I have to say that when we arrived at the building, which housed all the tanks and restaurants,  to find that it was closed to the public that day, I did feel a bit relieved.  However, there were stalls set up next to the building and we went there instead, wandering up and down many alleys of market stalls covered with umbrellas, with every flat surface packed with fish of every type and colourful baskets of shellfish.


We were so engrossed in taking photos and looking at the sights that we suddenly realised we were lost and it took us several minutes before we got our bearings and found our way out to the main road.

There we discovered the International Market (Gukje Market) across the road.  Interesting, lots of street food and small souvenirs.  So we were able to spend a little while away from the crowded fish market enjoying a stroll around the block before boarding our coach once more to take us back to the ship.  Nice day.



Saturday, 20 August – Arimura Lava Lookout was our destination and the ferry took our coach on the 15 minute ride to the island.  Very nice views of Sakurajima, one of Japan’s  most active volcanoes.



Interesting sculptural shapes formed in the rocks



People on the island have built lava shelters and we were told that bags of volcanic dust are collected from the residents twice a week and made into a type of stone used in souvenirs.  Because of the dust, laundry cannot be hung outside so special drying rooms are set up in the houses.  Nice to visit but I don’t think I would like to live there!


Then we visited Senganen Garden (Iso Garden)  which was constructed in 1658.  Such a variety of plants and trees interspersed with small ponds, streams, shrines and a bamboo grove. Very peaceful.


As we were making our way to the Shoko Shuseikan Museum we came across a demonstration of swordsmanship skills, reflecting the feudal history of the area.  Very impressive!

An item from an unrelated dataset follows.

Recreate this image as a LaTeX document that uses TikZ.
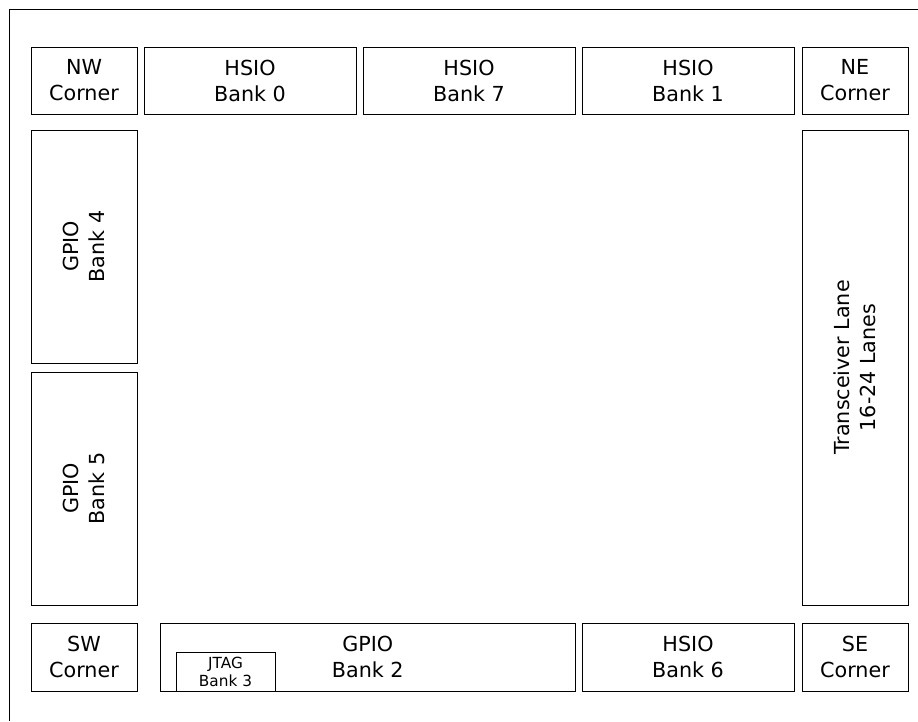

Friday, 19 August – We boarded the coach for a drive to Usa City where we visited the Usa Jingu Shrine, a Japanese National Treasure.  Very lovely architecture and gardens, but it was also very hot that day as we made our way up the many steps that Shinto shrines always seem to find necessary.  We were pleased we packed plenty of water!

Then back to Beppu for a visit to the main attraction, Jigoku Meguri, the “Boiling Hell” hot springs.  They are named that way because each spring seems to depict an image from hell.  We expolored two of them, Chinoike (Blood) Jigoku with its deep crimson colour and Onlishibozu Jigoku – mud bubbles, which emerge from boiling mud pools and look like the shaven heads of monks.



This was fun – no one told me that the water in the spring was about 40oC!!! It took me several minutes, but I did it! ( Obviously not looking too relaxed, because it was HOT!!!)